## GIVEN DATA

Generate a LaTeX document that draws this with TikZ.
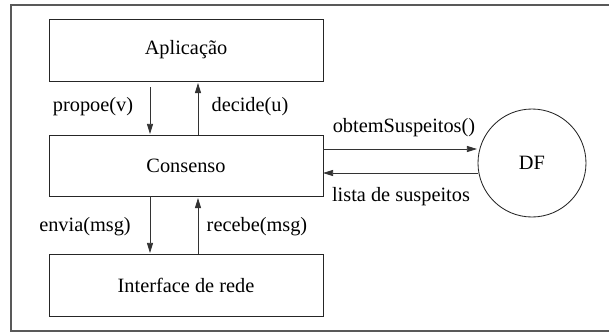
\documentclass[tikz,border=0pt]{standalone}
\usepackage{fontspec}
\setmainfont{Liberation Serif}
\usetikzlibrary{arrows.meta}
\begin{document}
\begin{tikzpicture}[x=0.59pt,y=-0.59pt,
  layer/.style={draw=black!85,line width=0.5pt},
  flow/.style={draw=black!80,line width=0.5pt,-{Triangle[length=6pt,width=3.6pt]}},
  lbl/.style={font=\fontsize{12}{14}\selectfont,inner sep=0pt},
  txt/.style={font=\fontsize{12}{14}\selectfont}]
\useasboundingbox (0,0) rectangle (609,332);
% outer frame (right side runs past the page)
\draw[black!65,line width=1pt] (640,5) -- (11,5) -- (11,331) -- (640,331);
% layers
\draw[layer] (49,19) rectangle (323,81);
\node[txt] (apl) at (186,50) {Aplicação};
\draw[layer] (49,135) rectangle (323,196);
\node[txt] (cons) at (186,165.5) {Consenso};
\draw[layer] (49,254) rectangle (323,316);
\node[txt] (rede) at (186,285) {Interface de rede};
% failure detector
\draw[layer] (532,163) circle (54);
\node[txt] (df) at (532,163) {DF};
% named anchors for the connectors
\coordinate (a1) at (150,87);  \coordinate (c1) at (150,134);
\coordinate (c2) at (198,135); \coordinate (a2) at (198,83);
\coordinate (c3) at (150,196); \coordinate (r1) at (150,253);
\coordinate (r2) at (198,254); \coordinate (c4) at (198,198);
\coordinate (c5) at (323,149); \coordinate (d1) at (477,149);
\coordinate (d2) at (478,173); \coordinate (c6) at (323,173);
\draw[flow] (a1) -- (c1);
\draw[flow] (c2) -- (a2);
\draw[flow] (c3) -- (r1);
\draw[flow] (r2) -- (c4);
\draw[flow] (c5) -- (d1);
\draw[flow] (d2) -- (c6);
% labels
\node[txt] (l1) at (93,107) {propoe(v)};
\node[txt] (l2) at (250,107) {decide(u)};
\node[txt] (l3) at (85,227) {envia(msg)};
\node[txt] (l4) at (257,227) {recebe(msg)};
\node[txt] (l5) at (404,128) {obtemSuspeitos()};
\node[txt] (l6) at (401,197) {lista de suspeitos};
\end{tikzpicture}
\end{document}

## OBJECTIVE
Keep the pictures out of the copy and return the rest of the data above exactly.

## TASK SOLUTION
Generate a LaTeX document that draws this with TikZ.
\documentclass[tikz,border=0pt]{standalone}
\usepackage{fontspec}
\setmainfont{Liberation Serif}
\usetikzlibrary{arrows.meta}
\begin{document}
\begin{tikzpicture}[x=0.59pt,y=-0.59pt,
  layer/.style={draw=black!85,line width=0.5pt},
  flow/.style={draw=black!80,line width=0.5pt,-{Triangle[length=6pt,width=3.6pt]}},
  lbl/.style={font=\fontsize{12}{14}\selectfont,inner sep=0pt},
  txt/.style={font=\fontsize{12}{14}\selectfont}]
\useasboundingbox (0,0) rectangle (609,332);
% outer frame (right side runs past the page)
\draw[black!65,line width=1pt] (640,5) -- (11,5) -- (11,331) -- (640,331);
% layers
\draw[layer] (49,19) rectangle (323,81);
\node[txt] (apl) at (186,50) {Aplicação};
\draw[layer] (49,135) rectangle (323,196);
\node[txt] (cons) at (186,165.5) {Consenso};
\draw[layer] (49,254) rectangle (323,316);
\node[txt] (rede) at (186,285) {Interface de rede};
% failure detector
\draw[layer] (532,163) circle (54);
\node[txt] (df) at (532,163) {DF};
% named anchors for the connectors
\coordinate (a1) at (150,87);  \coordinate (c1) at (150,134);
\coordinate (c2) at (198,135); \coordinate (a2) at (198,83);
\coordinate (c3) at (150,196); \coordinate (r1) at (150,253);
\coordinate (r2) at (198,254); \coordinate (c4) at (198,198);
\coordinate (c5) at (323,149); \coordinate (d1) at (477,149);
\coordinate (d2) at (478,173); \coordinate (c6) at (323,173);
\draw[flow] (a1) -- (c1);
\draw[flow] (c2) -- (a2);
\draw[flow] (c3) -- (r1);
\draw[flow] (r2) -- (c4);
\draw[flow] (c5) -- (d1);
\draw[flow] (d2) -- (c6);
% labels
\node[txt] (l1) at (93,107) {propoe(v)};
\node[txt] (l2) at (250,107) {decide(u)};
\node[txt] (l3) at (85,227) {envia(msg)};
\node[txt] (l4) at (257,227) {recebe(msg)};
\node[txt] (l5) at (404,128) {obtemSuspeitos()};
\node[txt] (l6) at (401,197) {lista de suspeitos};
\end{tikzpicture}
\end{document}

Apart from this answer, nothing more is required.